* Directive
Pull out every line containing the string "this".

** start of Dataset excerpts **

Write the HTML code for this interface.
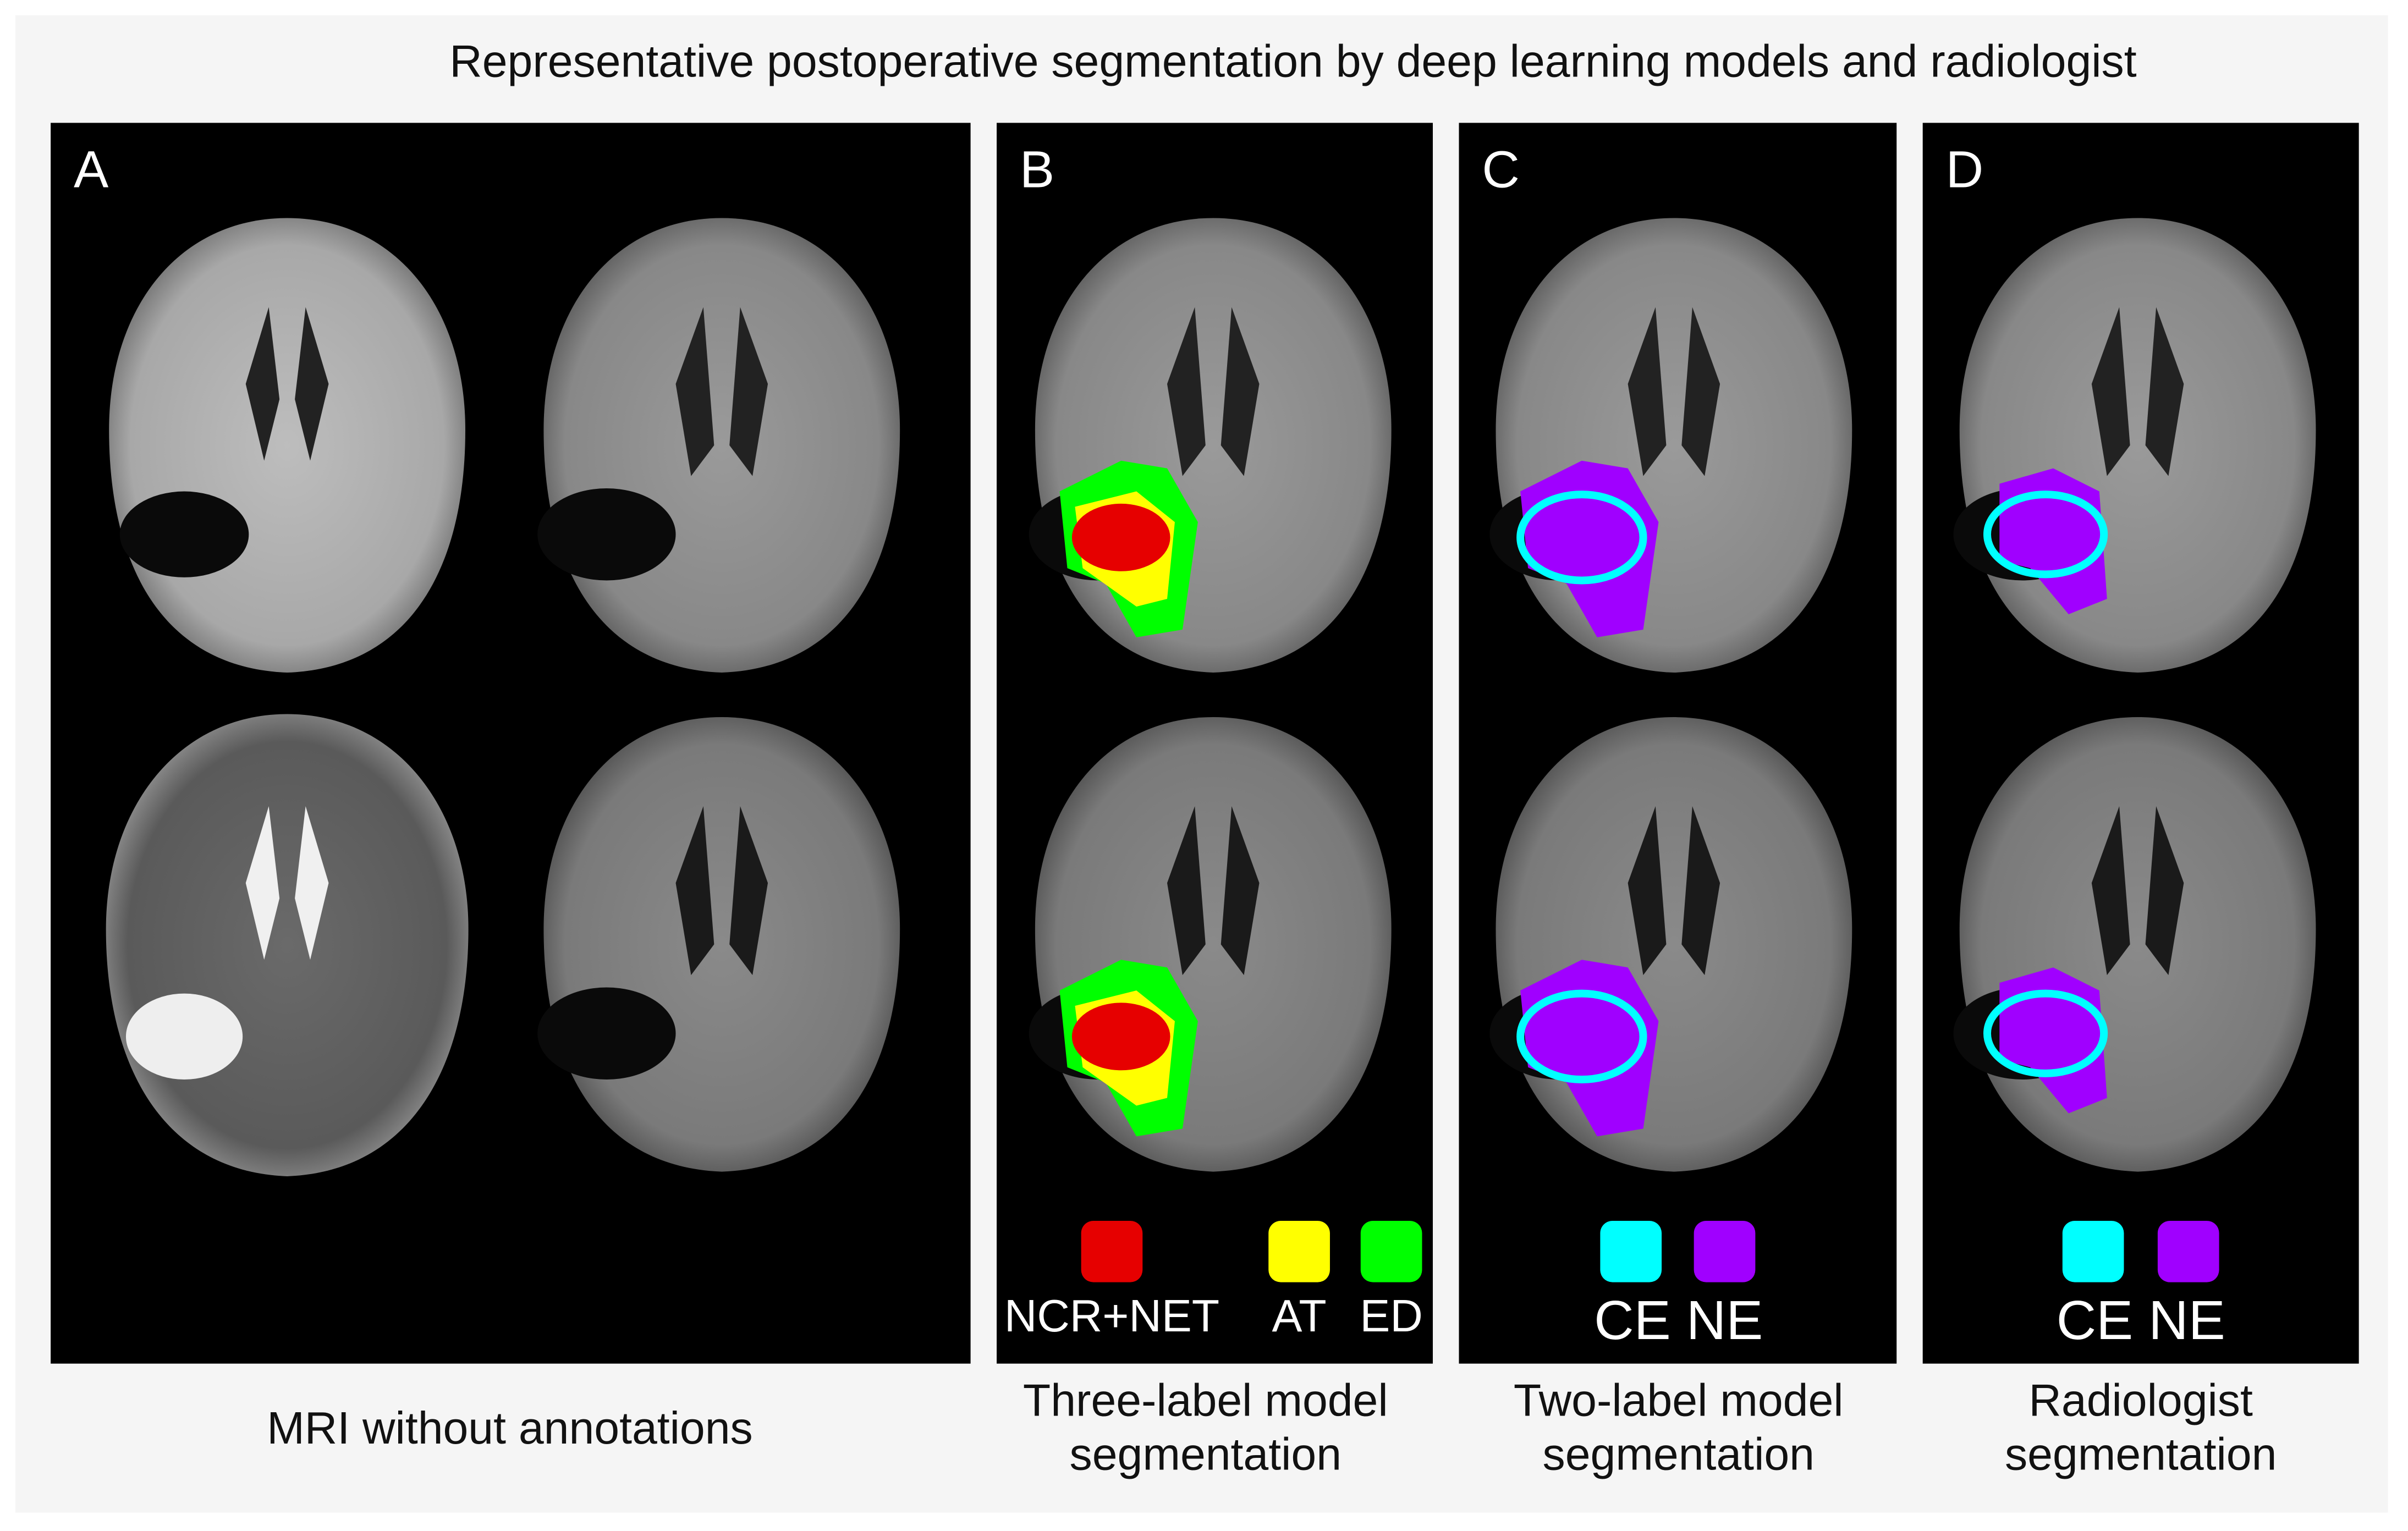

** end of Dataset excerpts **
** start of Dataset excerpts **

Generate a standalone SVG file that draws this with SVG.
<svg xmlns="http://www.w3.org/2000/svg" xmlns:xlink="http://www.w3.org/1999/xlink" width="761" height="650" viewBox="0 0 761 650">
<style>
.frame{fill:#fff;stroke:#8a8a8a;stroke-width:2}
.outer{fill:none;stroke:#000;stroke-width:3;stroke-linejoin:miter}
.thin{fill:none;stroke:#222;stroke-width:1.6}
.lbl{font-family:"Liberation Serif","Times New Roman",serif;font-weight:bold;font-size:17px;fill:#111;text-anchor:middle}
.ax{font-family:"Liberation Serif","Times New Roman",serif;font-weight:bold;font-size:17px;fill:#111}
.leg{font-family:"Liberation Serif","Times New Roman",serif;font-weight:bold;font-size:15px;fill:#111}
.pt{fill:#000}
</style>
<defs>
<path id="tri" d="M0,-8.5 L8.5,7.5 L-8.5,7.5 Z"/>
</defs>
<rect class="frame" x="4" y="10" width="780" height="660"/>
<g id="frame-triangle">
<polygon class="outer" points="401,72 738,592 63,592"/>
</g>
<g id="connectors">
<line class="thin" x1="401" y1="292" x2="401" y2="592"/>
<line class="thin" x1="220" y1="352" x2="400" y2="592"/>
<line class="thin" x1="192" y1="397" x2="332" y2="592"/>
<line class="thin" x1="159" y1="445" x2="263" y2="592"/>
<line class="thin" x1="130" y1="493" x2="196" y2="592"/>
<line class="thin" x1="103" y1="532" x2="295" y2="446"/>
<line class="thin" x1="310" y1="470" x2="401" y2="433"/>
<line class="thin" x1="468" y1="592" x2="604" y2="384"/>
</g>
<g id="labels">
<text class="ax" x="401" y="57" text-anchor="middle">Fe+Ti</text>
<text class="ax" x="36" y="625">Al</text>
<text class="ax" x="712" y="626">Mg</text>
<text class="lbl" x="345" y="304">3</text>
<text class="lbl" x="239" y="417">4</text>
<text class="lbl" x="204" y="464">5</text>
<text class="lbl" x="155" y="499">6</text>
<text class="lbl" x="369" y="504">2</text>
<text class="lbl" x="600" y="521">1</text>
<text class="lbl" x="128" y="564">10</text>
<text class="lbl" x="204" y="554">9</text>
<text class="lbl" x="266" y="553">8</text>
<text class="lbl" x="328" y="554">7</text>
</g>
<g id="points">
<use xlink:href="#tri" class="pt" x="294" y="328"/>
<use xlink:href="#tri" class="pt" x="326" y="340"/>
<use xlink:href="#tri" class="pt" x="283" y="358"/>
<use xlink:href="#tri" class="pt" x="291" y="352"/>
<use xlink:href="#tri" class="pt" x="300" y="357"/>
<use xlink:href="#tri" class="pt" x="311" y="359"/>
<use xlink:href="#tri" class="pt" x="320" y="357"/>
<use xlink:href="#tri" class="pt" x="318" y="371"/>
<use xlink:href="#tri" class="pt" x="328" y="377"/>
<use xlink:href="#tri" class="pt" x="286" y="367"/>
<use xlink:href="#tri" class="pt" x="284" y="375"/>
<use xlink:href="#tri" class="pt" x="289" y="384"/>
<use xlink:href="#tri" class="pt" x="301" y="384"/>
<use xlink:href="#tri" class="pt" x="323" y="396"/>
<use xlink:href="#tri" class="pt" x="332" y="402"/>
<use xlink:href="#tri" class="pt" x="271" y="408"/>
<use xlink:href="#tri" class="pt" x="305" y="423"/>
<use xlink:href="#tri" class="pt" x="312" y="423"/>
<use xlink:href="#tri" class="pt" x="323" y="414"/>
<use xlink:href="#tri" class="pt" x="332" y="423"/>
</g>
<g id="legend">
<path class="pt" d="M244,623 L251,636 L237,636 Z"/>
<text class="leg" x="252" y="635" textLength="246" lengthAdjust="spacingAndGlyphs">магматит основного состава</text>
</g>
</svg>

** end of Dataset excerpts **
** start of Dataset excerpts **

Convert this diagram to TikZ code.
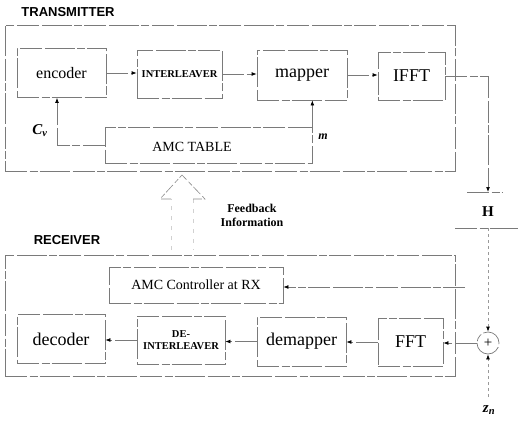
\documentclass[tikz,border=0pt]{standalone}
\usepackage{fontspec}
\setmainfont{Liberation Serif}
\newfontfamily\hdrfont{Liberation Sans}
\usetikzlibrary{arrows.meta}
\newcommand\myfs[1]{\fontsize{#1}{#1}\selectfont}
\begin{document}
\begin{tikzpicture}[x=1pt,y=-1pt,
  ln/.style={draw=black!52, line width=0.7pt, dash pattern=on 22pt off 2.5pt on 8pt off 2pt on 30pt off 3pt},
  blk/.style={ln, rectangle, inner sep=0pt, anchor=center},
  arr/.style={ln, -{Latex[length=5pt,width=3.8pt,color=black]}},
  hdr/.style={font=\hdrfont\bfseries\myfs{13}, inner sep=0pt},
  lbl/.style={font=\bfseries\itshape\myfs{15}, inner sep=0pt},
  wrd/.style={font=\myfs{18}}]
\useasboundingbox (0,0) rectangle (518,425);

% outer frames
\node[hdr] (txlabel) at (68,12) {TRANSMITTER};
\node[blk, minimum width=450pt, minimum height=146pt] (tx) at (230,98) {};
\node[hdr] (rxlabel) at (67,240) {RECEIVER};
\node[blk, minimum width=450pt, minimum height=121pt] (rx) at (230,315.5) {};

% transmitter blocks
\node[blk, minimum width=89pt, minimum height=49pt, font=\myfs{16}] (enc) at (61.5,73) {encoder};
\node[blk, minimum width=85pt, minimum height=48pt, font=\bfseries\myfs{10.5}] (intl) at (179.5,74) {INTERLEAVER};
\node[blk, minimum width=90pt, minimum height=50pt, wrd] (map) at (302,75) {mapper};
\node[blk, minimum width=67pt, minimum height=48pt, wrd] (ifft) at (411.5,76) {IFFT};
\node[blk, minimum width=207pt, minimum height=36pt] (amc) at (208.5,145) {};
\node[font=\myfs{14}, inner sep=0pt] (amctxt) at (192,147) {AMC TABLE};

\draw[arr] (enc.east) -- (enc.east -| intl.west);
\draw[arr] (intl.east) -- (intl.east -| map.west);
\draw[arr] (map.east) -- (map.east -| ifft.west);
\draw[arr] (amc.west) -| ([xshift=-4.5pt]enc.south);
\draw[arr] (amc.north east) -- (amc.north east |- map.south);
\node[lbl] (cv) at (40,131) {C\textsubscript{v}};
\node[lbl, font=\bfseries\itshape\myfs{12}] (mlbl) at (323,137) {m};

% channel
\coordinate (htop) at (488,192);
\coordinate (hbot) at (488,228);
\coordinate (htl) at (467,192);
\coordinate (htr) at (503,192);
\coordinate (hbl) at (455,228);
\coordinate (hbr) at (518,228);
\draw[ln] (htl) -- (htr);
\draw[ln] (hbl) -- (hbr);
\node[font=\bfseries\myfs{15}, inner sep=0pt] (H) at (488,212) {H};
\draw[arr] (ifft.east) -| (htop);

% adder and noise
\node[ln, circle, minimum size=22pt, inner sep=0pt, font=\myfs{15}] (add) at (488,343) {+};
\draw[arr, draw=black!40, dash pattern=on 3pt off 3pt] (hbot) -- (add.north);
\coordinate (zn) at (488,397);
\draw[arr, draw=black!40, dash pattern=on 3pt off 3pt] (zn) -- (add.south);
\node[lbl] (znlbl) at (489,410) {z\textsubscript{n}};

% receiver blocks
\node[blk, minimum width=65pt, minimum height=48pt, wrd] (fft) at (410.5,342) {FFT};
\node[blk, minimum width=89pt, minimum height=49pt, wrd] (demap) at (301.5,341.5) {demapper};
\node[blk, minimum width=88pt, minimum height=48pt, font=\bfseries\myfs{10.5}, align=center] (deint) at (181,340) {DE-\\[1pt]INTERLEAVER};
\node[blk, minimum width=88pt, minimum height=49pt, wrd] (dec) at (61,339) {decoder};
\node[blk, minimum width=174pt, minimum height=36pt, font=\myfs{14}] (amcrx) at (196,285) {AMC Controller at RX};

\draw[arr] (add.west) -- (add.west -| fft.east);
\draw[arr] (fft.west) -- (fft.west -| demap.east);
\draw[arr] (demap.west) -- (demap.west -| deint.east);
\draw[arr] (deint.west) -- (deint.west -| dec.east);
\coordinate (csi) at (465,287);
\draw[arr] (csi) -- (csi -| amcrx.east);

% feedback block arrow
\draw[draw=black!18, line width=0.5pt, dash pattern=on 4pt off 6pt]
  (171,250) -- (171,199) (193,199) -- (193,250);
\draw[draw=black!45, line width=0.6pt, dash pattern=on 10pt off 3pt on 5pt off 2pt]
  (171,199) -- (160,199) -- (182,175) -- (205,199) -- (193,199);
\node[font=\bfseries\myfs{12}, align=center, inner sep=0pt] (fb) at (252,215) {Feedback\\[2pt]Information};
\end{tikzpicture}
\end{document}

** end of Dataset excerpts **

* Answer
Write the HTML code for this interface.
Generate a standalone SVG file that draws this with SVG.
Convert this diagram to TikZ code.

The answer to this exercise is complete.